Reproduce the following material exactly, including every line.

##### SUPPLIED DATA

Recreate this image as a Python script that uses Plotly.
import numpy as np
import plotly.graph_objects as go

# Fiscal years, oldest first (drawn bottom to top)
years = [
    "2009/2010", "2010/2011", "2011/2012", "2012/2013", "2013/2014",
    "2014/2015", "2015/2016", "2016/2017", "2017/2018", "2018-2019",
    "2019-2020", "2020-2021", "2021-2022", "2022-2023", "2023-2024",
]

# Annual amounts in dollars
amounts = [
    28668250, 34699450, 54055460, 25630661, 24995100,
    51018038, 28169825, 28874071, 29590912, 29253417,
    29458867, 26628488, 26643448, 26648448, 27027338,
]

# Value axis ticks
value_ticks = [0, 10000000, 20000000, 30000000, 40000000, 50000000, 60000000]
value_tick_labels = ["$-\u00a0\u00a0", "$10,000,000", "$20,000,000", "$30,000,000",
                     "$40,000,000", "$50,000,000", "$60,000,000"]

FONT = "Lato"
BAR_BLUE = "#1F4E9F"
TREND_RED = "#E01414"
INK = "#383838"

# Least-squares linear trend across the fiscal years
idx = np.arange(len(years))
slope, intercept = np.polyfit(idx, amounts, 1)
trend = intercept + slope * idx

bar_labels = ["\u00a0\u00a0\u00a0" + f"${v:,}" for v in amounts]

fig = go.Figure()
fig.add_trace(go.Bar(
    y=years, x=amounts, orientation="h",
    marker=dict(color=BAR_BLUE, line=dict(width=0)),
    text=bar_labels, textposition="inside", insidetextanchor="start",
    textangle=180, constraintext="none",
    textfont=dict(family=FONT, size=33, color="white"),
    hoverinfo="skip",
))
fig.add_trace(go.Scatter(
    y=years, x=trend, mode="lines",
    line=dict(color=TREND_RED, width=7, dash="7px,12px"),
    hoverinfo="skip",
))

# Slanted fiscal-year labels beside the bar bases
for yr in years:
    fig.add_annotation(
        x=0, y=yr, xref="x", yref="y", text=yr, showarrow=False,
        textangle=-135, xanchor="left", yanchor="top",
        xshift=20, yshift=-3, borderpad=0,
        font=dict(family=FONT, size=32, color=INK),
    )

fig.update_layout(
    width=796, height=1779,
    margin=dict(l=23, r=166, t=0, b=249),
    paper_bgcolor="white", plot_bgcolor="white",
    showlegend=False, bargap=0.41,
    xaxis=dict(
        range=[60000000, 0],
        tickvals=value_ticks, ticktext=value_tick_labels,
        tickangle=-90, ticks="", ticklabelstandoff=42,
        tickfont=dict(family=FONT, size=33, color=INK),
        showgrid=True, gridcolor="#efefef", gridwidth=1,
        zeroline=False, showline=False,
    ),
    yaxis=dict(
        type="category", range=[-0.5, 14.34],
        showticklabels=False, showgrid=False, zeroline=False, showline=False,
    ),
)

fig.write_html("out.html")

##########

◆ **TASK RESPONSE**
Recreate this image as a Python script that uses Plotly.
import numpy as np
import plotly.graph_objects as go

# Fiscal years, oldest first (drawn bottom to top)
years = [
    "2009/2010", "2010/2011", "2011/2012", "2012/2013", "2013/2014",
    "2014/2015", "2015/2016", "2016/2017", "2017/2018", "2018-2019",
    "2019-2020", "2020-2021", "2021-2022", "2022-2023", "2023-2024",
]

# Annual amounts in dollars
amounts = [
    28668250, 34699450, 54055460, 25630661, 24995100,
    51018038, 28169825, 28874071, 29590912, 29253417,
    29458867, 26628488, 26643448, 26648448, 27027338,
]

# Value axis ticks
value_ticks = [0, 10000000, 20000000, 30000000, 40000000, 50000000, 60000000]
value_tick_labels = ["$-\u00a0\u00a0", "$10,000,000", "$20,000,000", "$30,000,000",
                     "$40,000,000", "$50,000,000", "$60,000,000"]

FONT = "Lato"
BAR_BLUE = "#1F4E9F"
TREND_RED = "#E01414"
INK = "#383838"

# Least-squares linear trend across the fiscal years
idx = np.arange(len(years))
slope, intercept = np.polyfit(idx, amounts, 1)
trend = intercept + slope * idx

bar_labels = ["\u00a0\u00a0\u00a0" + f"${v:,}" for v in amounts]

fig = go.Figure()
fig.add_trace(go.Bar(
    y=years, x=amounts, orientation="h",
    marker=dict(color=BAR_BLUE, line=dict(width=0)),
    text=bar_labels, textposition="inside", insidetextanchor="start",
    textangle=180, constraintext="none",
    textfont=dict(family=FONT, size=33, color="white"),
    hoverinfo="skip",
))
fig.add_trace(go.Scatter(
    y=years, x=trend, mode="lines",
    line=dict(color=TREND_RED, width=7, dash="7px,12px"),
    hoverinfo="skip",
))

# Slanted fiscal-year labels beside the bar bases
for yr in years:
    fig.add_annotation(
        x=0, y=yr, xref="x", yref="y", text=yr, showarrow=False,
        textangle=-135, xanchor="left", yanchor="top",
        xshift=20, yshift=-3, borderpad=0,
        font=dict(family=FONT, size=32, color=INK),
    )

fig.update_layout(
    width=796, height=1779,
    margin=dict(l=23, r=166, t=0, b=249),
    paper_bgcolor="white", plot_bgcolor="white",
    showlegend=False, bargap=0.41,
    xaxis=dict(
        range=[60000000, 0],
        tickvals=value_ticks, ticktext=value_tick_labels,
        tickangle=-90, ticks="", ticklabelstandoff=42,
        tickfont=dict(family=FONT, size=33, color=INK),
        showgrid=True, gridcolor="#efefef", gridwidth=1,
        zeroline=False, showline=False,
    ),
    yaxis=dict(
        type="category", range=[-0.5, 14.34],
        showticklabels=False, showgrid=False, zeroline=False, showline=False,
    ),
)

fig.write_html("out.html")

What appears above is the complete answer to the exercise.